* **Challenge**
Reproduce exactly the lines below, from the first one through the line containing "(h3) at (1314,43)", and omit any pictures.

* **Recorded information**

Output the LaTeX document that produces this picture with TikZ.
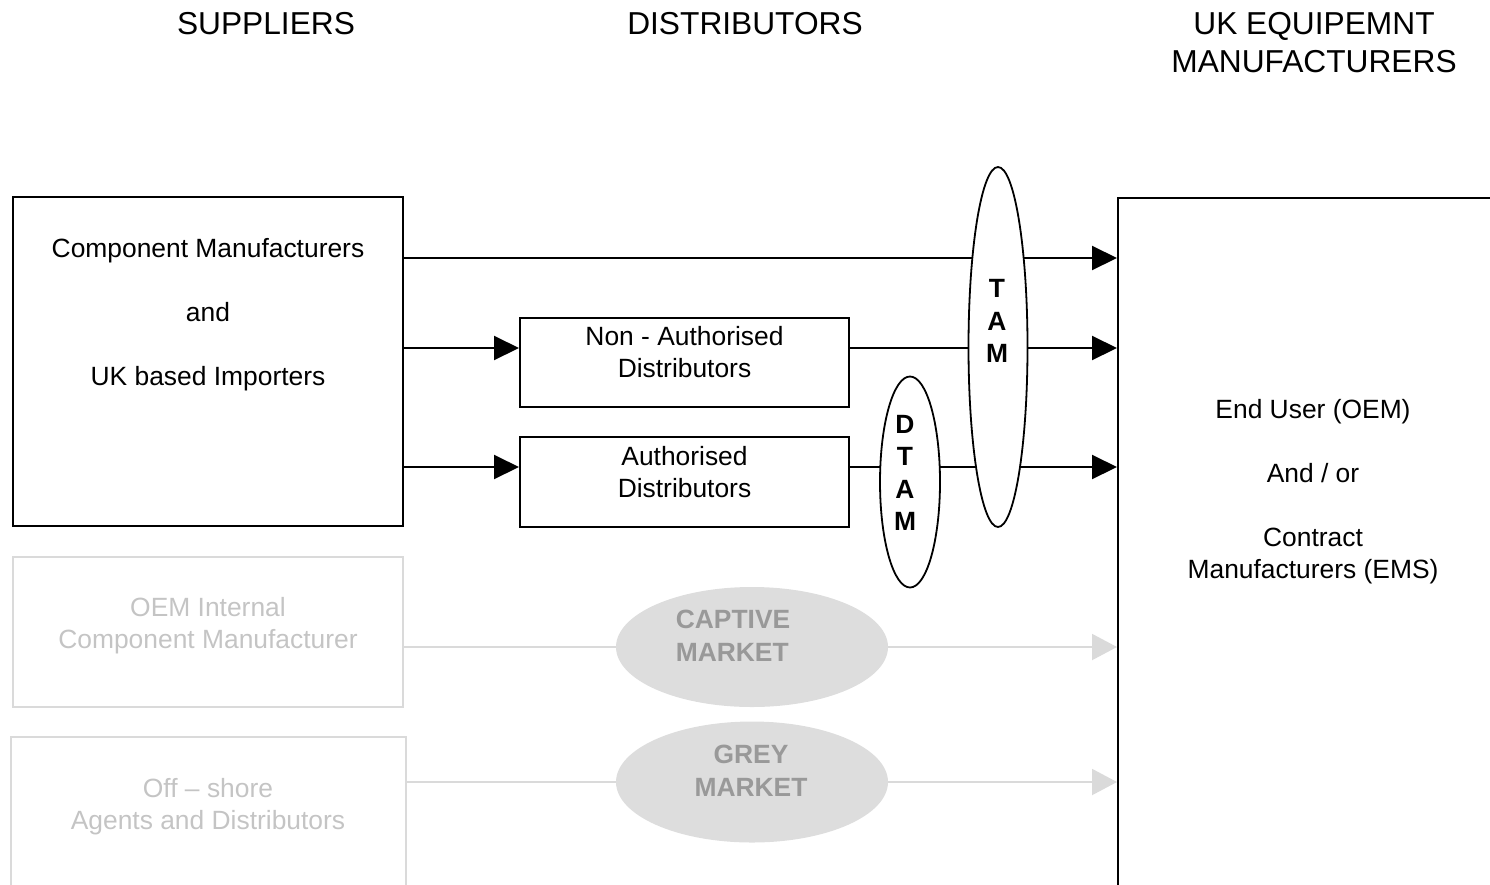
\documentclass[tikz,border=0pt]{standalone}
\usepackage{fontspec}
\setmainfont{Liberation Sans}
\usetikzlibrary{arrows.meta,shapes.geometric}
\definecolor{lg}{HTML}{DADADA}
\definecolor{lgt}{HTML}{C4C4C4}
\definecolor{ef}{HTML}{DDDDDD}
\definecolor{et}{HTML}{999999}
\tikzset{
 txt/.style={align=center, font=\fontsize{26.4}{32}\selectfont, inner sep=0pt},
 hdr/.style={align=center, font=\fontsize{31.7}{38}\selectfont, inner sep=0pt},
 boldtxt/.style={align=center, inner sep=0pt, font=\fontsize{26.4}{32.5}\selectfont\bfseries},
 box/.style={draw, line width=2pt, rectangle, inner sep=0pt},
 gbox/.style={draw=lg, line width=2pt, rectangle, inner sep=0pt},
 oval/.style={draw, line width=1.8pt, ellipse, fill=white, inner sep=0pt},
 goval/.style={ellipse, fill=ef, inner sep=0pt},
 arr/.style={line width=2pt, -{Triangle[length=25pt,width=24pt]}},
 garr/.style={color=lg, line width=2pt, -{Triangle[length=25pt,width=26pt]}},
}
\begin{document}
\begin{tikzpicture}[x=1pt,y=-1pt]
\useasboundingbox (0,0) rectangle (1490,884);
\clip (0,0) rectangle (1490,884);

% headers
\node[hdr] (h1) at (266,24) {SUPPLIERS};
\node[hdr] (h2) at (745,24) {DISTRIBUTORS};
\node[hdr] (h3) at (1314,43) {UK EQUIPEMNT\\MANUFACTURERS};

% boxes
\node[box, minimum width=390pt, minimum height=329pt] (sup) at (208,361.5) {};
\node[txt] (suptxt) at (208,315) {Component Manufacturers\\~\\and\\~\\UK based Importers};
\node[box, minimum width=329pt, minimum height=89pt] (na) at (684.5,362.5) {};
\node[txt] (natxt) at (684.5,352) {Non - Authorised\\Distributors};
\node[box, minimum width=329pt, minimum height=90pt] (ad) at (684.5,482) {};
\node[txt] (adtxt) at (684.5,472) {Authorised\\Distributors};
\node[box, minimum width=392pt, minimum height=712pt] (oem) at (1314,554) {};
\node[txt] (oemtxt) at (1313,492) {End User (OEM)\\~\\And / or\\~\\Contract\\Manufacturers (EMS)};

% grey boxes
\node[gbox, minimum width=390pt, minimum height=150pt] (int) at (208,632) {};
\node[txt, text=lgt] (inttxt) at (208,626) {OEM Internal\\Component Manufacturer};
\node[gbox, minimum width=395pt, minimum height=170pt] (off) at (208.5,822) {};
\node[txt, text=lgt] (offtxt) at (208,807) {Off -- shore\\Agents and Distributors};

% rows
\coordinate (r1) at (0,258);
\coordinate (r2) at (0,348);
\coordinate (r3) at (0,467);
\coordinate (r4) at (0,647);
\coordinate (r5) at (0,782);

\draw[arr] (sup.east |- r1) -- (oem.west |- r1);
\draw[arr] (sup.east |- r2) -- (na.west |- r2);
\draw[arr] (na.east |- r2) -- (oem.west |- r2);
\draw[arr] (sup.east |- r3) -- (ad.west |- r3);
\draw[arr] (ad.east |- r3) -- (oem.west |- r3);
\draw[garr] (int.east |- r4) -- (oem.west |- r4);
\draw[garr] (off.east |- r5) -- (oem.west |- r5);

% ellipses
\node[oval, minimum width=59pt, minimum height=360pt] (tam) at (998,347) {};
\node[boldtxt] (tamtxt) at (997,321) {T\\A\\M};
\node[oval, minimum width=60pt, minimum height=211pt] (dtam) at (910,482) {};
\node[boldtxt] (dtamtxt) at (905,473) {D\\T\\A\\M};
\node[goval, minimum width=272pt, minimum height=120pt] (cap) at (752,647) {};
\node[boldtxt, text=et, align=left] (captxt) at (733,636) {CAPTIVE\\MARKET};
\node[goval, minimum width=272pt, minimum height=121pt] (grey) at (752,782) {};
\node[boldtxt, text=et] (greytxt) at (751,771) {GREY\\MARKET};
\end{tikzpicture}
\end{document}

* **Solution to this problem**
Output the LaTeX document that produces this picture with TikZ.
\documentclass[tikz,border=0pt]{standalone}
\usepackage{fontspec}
\setmainfont{Liberation Sans}
\usetikzlibrary{arrows.meta,shapes.geometric}
\definecolor{lg}{HTML}{DADADA}
\definecolor{lgt}{HTML}{C4C4C4}
\definecolor{ef}{HTML}{DDDDDD}
\definecolor{et}{HTML}{999999}
\tikzset{
 txt/.style={align=center, font=\fontsize{26.4}{32}\selectfont, inner sep=0pt},
 hdr/.style={align=center, font=\fontsize{31.7}{38}\selectfont, inner sep=0pt},
 boldtxt/.style={align=center, inner sep=0pt, font=\fontsize{26.4}{32.5}\selectfont\bfseries},
 box/.style={draw, line width=2pt, rectangle, inner sep=0pt},
 gbox/.style={draw=lg, line width=2pt, rectangle, inner sep=0pt},
 oval/.style={draw, line width=1.8pt, ellipse, fill=white, inner sep=0pt},
 goval/.style={ellipse, fill=ef, inner sep=0pt},
 arr/.style={line width=2pt, -{Triangle[length=25pt,width=24pt]}},
 garr/.style={color=lg, line width=2pt, -{Triangle[length=25pt,width=26pt]}},
}
\begin{document}
\begin{tikzpicture}[x=1pt,y=-1pt]
\useasboundingbox (0,0) rectangle (1490,884);
\clip (0,0) rectangle (1490,884);

% headers
\node[hdr] (h1) at (266,24) {SUPPLIERS};
\node[hdr] (h2) at (745,24) {DISTRIBUTORS};
\node[hdr] (h3) at (1314,43) {UK EQUIPEMNT\\MANUFACTURERS};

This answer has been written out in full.